Weinbaudirektor Werner Luttenberger über das Weinjahr 2020 und über die Folgen der Corona-Pandemie für die heimischen Weinbauern.
NEUES LAND: Seit 1. März kommen die steirischen DAC-Gebietsweine des Jahrgangs 2020 auf den Markt, Anfang Mai folgen dann die DAC-Orts- und Riedenweine. Herr Luttenberger, was lässt sich über den Weinjahrgang 2020 sagen?
Werner Luttenberger: Vorausschicken möchte ich, dass das Jahr 2020 nicht nur witterungsmäßig schwierig war, sondern auch was die Herausforderungen am Markt betrifft. Wir erwarten heuer einen klassisch steirischen Jahrgang mit frischer Säure und moderatem Alkoholgehalt. Die Fruchtaromatik ist sehr gut. Dafür sind wir ja bekannt. Von der Menge her haben wir 238.500 Hektoliter auf 5070 Hektar geerntet. Das ist eine Spur weniger als im Jahr 2019.
Keine Gastronomie
NL: Die Corona-Pandemie hat uns seit einem Jahr fest im Griff. Keine offenen Gastronomiebetriebe, keine Buschenschenken, keine Großveranstaltungen, keine Feste, keine größeren privaten Feiern – was heißt das für die steirischen Weinbauern?
Luttenberger: Wir haben schon im vorigen März darauf rasch reagiert und die Betriebe informiert, wie der Ab-Hof-Verkauf im Lockdown stattfinden kann und wie wir Betriebe beim Online-Verkauf unterstützen. Betriebe, die schon früher Online-Shops gehabt haben, waren im Vorteil, andere haben aber in diesem Segment nachgezogen. Summa summarum hat sich eines gezeigt. Die Betriebe, die direkt beim Kunden sind, ab Hof vermarkten beziehungsweise einen Buschenschank betreiben, haben ihre Keller ziemlich leeren können. Betriebe, die sehr stark die Stadthotellerie oder Tourismusbetriebe beliefern oder viel auf Festen vertreten sind, sitzen teilweise noch auf größeren Mengen. Aber wenn wir im heurigen Jahr die Chance haben, gut zu vermarkten, ist noch nichts passiert. Da kommt uns sicher auch das DAC-System zugute. Dadurch haben wir einen Zeitpolster. Weine, die später in die Flasche kommen, sind viel lagerfähiger.
Einkaufsverhalten
NL: Hat sich bei den Weinkonsumenten im Einkaufsverhalten etwas verändert?

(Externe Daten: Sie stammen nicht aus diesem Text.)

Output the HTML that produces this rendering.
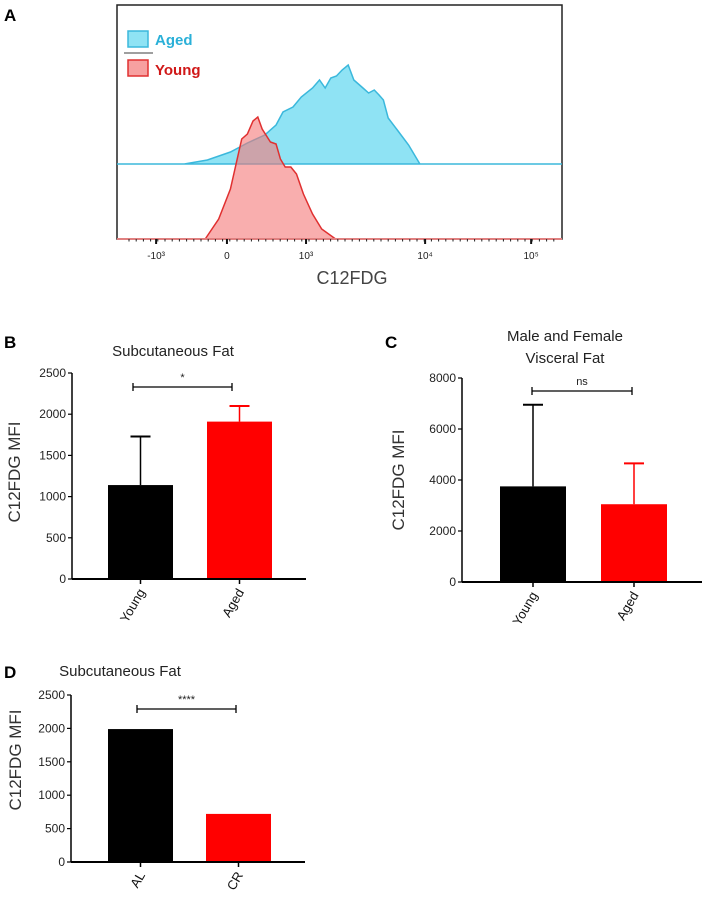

Luttenberger: Wir sehen schon, dass beim Weineinkauf direkt bei den Betrieben die hochwertigen Weine verstärkt gekauft wurden. Und wir hoffen auch, dass ein Teil der Leute, die uns erst im vorigen Jahr im touristischen Bereich entdeckt haben, weil sie zum Beispiel nicht ans Meer fahren konnten, wiederkommen. Das bringt uns auf Dauer sicher einen Vorteil.
NL: Heuer war es im Februar zwei Wochen lang schon ungewöhnlich warm. Zeichnet sich da ein Problem ab?
Luttenberger: Nein! Solange es in der Früh reift, treiben die Rebstöcke noch nicht an. Ich erwarte mir momentan, dass die ersten Reben so um den 10. April spitzeln werden. Das passt. Dann kommt es dann darauf an, wie schnell der Austrieb vor sich geht. Die Wasserversorgung im Winter war sehr gut.
NL: In der jüngsten Zeit ist in diversen Medienberichten immer wieder vom Ausverkauf der steirischen Weingegend die Rede. Stimmen Sie dem zu?
Luttenberger: Diese Entwicklung ist in der Südsteiermark und in Ansätzen auch schon in der Weststeiermark und im Vulkanland spürbar. Wenn etwas verkauft wird, haben bäuerliche Familien oft keine Chance mehr, es zu erwerben, weil die Nachfrage so stark ist. Ich denke, dass die bäuerlichen Betriebe in bäuerlicher Hand bleiben sollen, sodass das Handwerk im Vordergrund steht. Ich hoffe, dass das im Rahmen bleibt.
Zur Person
Anfang März feierte Werner Luttenberger den 60er. Seit 1984 ist er in der LK Steiermark tätig und begann als Weinbau- und Betriebsberater in der Bezirkskammer Leibnitz. Im Jahr 2000 wurde er Weinbaudirektor. Er ist verheiratet. Tochter Beatrix ist derzeit steirische Weinprinzessin. Er bewirtschaftet in Gamlitz einen 1,4 Hektar großen Weingarten.